**Problem:**
Tally the lines below that contain the word "LaTeX", and give only that number.

**Data for the task:**

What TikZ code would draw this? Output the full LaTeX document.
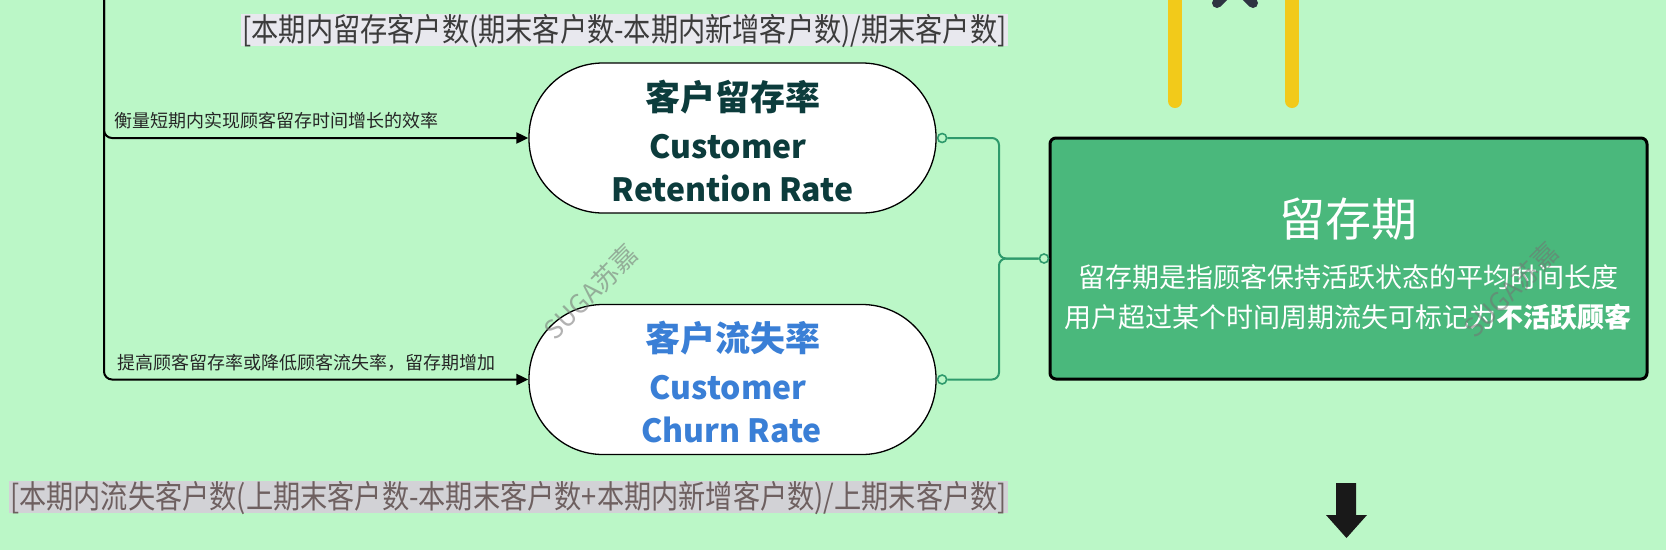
\documentclass[tikz,border=0pt]{standalone}
\usepackage{fontspec}
\setmainfont{Noto Sans CJK SC}
\newfontfamily\narrowfont[FakeStretch=0.85]{Noto Sans CJK SC}
\usetikzlibrary{arrows.meta}
\definecolor{bg}{RGB}{187,247,199}
\definecolor{boxgreen}{RGB}{74,184,124}
\definecolor{conngreen}{RGB}{46,154,108}
\definecolor{retcol}{RGB}{12,60,60}
\definecolor{churncol}{RGB}{58,127,214}
\definecolor{ybar}{RGB}{242,202,26}
\definecolor{xmark}{RGB}{45,52,65}
\definecolor{topfill}{RGB}{232,232,238}
\definecolor{botfill}{RGB}{210,210,214}
\definecolor{toptext}{RGB}{60,60,60}
\definecolor{bottext}{RGB}{110,96,96}
\tikzset{
  pillbox/.style={draw=black, line width=1.3pt, fill=white, rounded corners=74pt,
    minimum width=407pt, minimum height=150pt, inner sep=0pt},
  periodbox/.style={draw=black, line width=3pt, fill=boxgreen, rounded corners=6pt,
    minimum width=597pt, minimum height=241pt, inner sep=0pt},
  pilltxt/.style={font=\fontsize{35}{40}\selectfont\bfseries, inner sep=0pt},
  pillen/.style={font=\fontsize{32}{36}\selectfont\bfseries, inner sep=0pt},
  bodytxt/.style={text=white, inner sep=0pt},
  lbl/.style={font=\fontsize{18}{20}\selectfont, text=black!85, inner sep=0pt},
  formula/.style={font=\narrowfont\fontsize{32}{36}\selectfont, inner xsep=1pt, inner ysep=0pt,
    text height=27pt, text depth=5pt},
  rail/.style={draw=black, line width=2pt, rounded corners=8pt, -{Triangle[length=12pt,width=11pt]}},
  conn/.style={draw=conngreen, line width=2pt, rounded corners=7pt},
  port/.style={circle, draw=conngreen, fill=bg, line width=1.6pt, inner sep=0pt, minimum size=9pt},
  wm/.style={font=\fontsize{26}{28}\selectfont, text=black!55, opacity=0.55, inner sep=0pt},
  yline/.style={draw=ybar, line width=14pt, line cap=round},
  xline/.style={draw=xmark, line width=10pt, line cap=round}
}
\begin{document}
\begin{tikzpicture}[x=1pt,y=-1pt]
\clip (0,0) rectangle (1666,550);
\fill[bg] (0,0) rectangle (1666,550);

% decorative top shapes
\draw[yline] (1175,-20) -- (1175,101);
\draw[yline] (1292,-20) -- (1292,101);
\draw[xline] (1217,3) -- (1240,-20);
\draw[xline] (1253,3) -- (1230,-20);

% formulas
\node[formula, fill=topfill, text=toptext, anchor=base] (fret) at (624.5,41.2)
  {[本期内留存客户数(期末客户数-本期内新增客户数)/期末客户数]};
\node[formula, fill=botfill, text=bottext, anchor=base] (fchurn) at (508.5,508.2)
  {[本期内流失客户数(上期末客户数-本期末客户数+本期内新增客户数)/上期末客户数]};

% main nodes
\node[pillbox] (ret) at (732.5,138) {};
\node[pillbox] (churn) at (732.5,379.5) {};
\node[periodbox] (period) at (1348.5,258.5) {};

% pill texts
\node[pilltxt, text=retcol, anchor=base] (retzh) at (732.5,110) {客户留存率};
\node[pillen, text=retcol, anchor=base] (reten1) at (728,158) {Customer};
\node[pillen, text=retcol, anchor=base] (reten2) at (732.5,201) {Retention Rate};
\node[pilltxt, text=churncol, anchor=base] (churnzh) at (732.5,351) {客户流失率};
\node[pillen, text=churncol, anchor=base] (churnen1) at (728,399) {Customer};
\node[pillen, text=churncol, anchor=base] (churnen2) at (731.5,442) {Churn Rate};

% period texts
\node[bodytxt, font=\fontsize{46}{50}\selectfont, anchor=base] (ptitle) at (1348,236) {留存期};
\node[bodytxt, font=\fontsize{27}{30}\selectfont, anchor=base] (pline1) at (1348,287)
  {留存期是指顾客保持活跃状态的平均时间长度};
\node[bodytxt, font=\fontsize{27}{30}\selectfont, anchor=base] (pline2) at (1348,327)
  {用户超过某个时间周期流失可标记为\textbf{不活跃顾客}};

% left rail with arrows
\coordinate (railtop) at (104,-10);
\draw[rail] (railtop) |- (ret.west);
\draw[rail] (railtop) |- (churn.west);
\node[lbl, anchor=base west] (retlbl) at (114,127) {衡量短期内实现顾客留存时间增长的效率};
\node[lbl, anchor=base west] (churnlbl) at (117,369) {提高顾客留存率或降低顾客流失率，留存期增加};

% green connectors
\node[port] (retport) at ([xshift=5.5pt]ret.east) {};
\node[port] (churnport) at ([xshift=5.5pt]churn.east) {};
\node[port] (periodport) at ([xshift=-4.5pt]period.west) {};
\coordinate (junction) at (999,258.5);
\draw[conn] (retport) -| (junction) -- (periodport);
\draw[conn] (churnport) -| (junction) -- (periodport);

% down arrow
\fill[black!90] (1336,483) -- (1356,483) -- (1356,515) -- (1367,515) -- (1346.5,538)
  -- (1326,515) -- (1336,515) -- cycle;

% watermarks
\node[wm, rotate=45] (wm1) at (591,292) {SUGA苏嘉};
\node[wm, rotate=45] (wm2) at (1511,290) {SUGA苏嘉};
\end{tikzpicture}
\end{document}
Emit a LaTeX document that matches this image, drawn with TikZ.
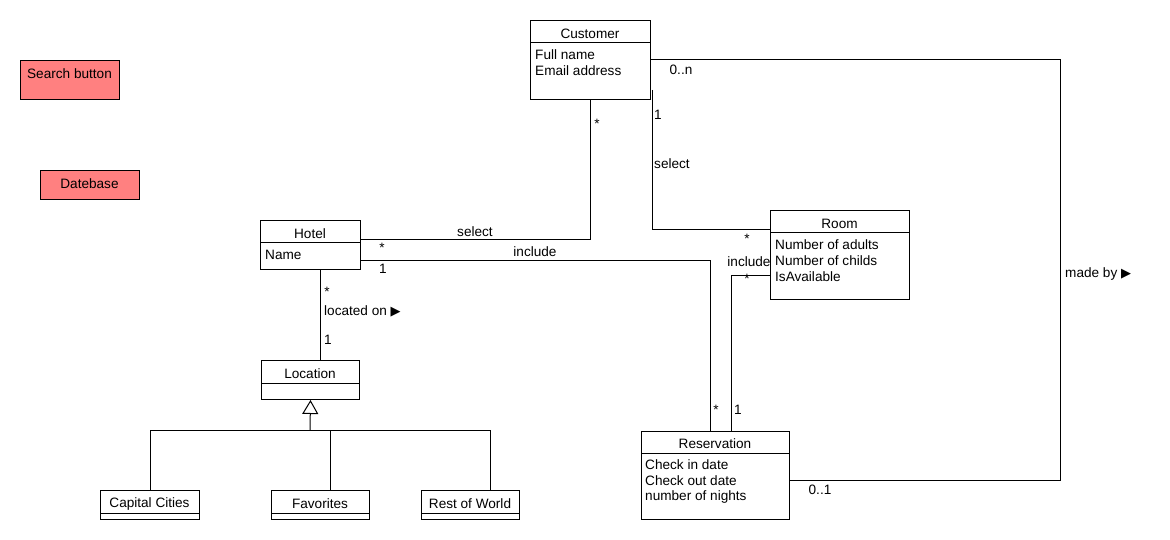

**Answer to the problem:**
2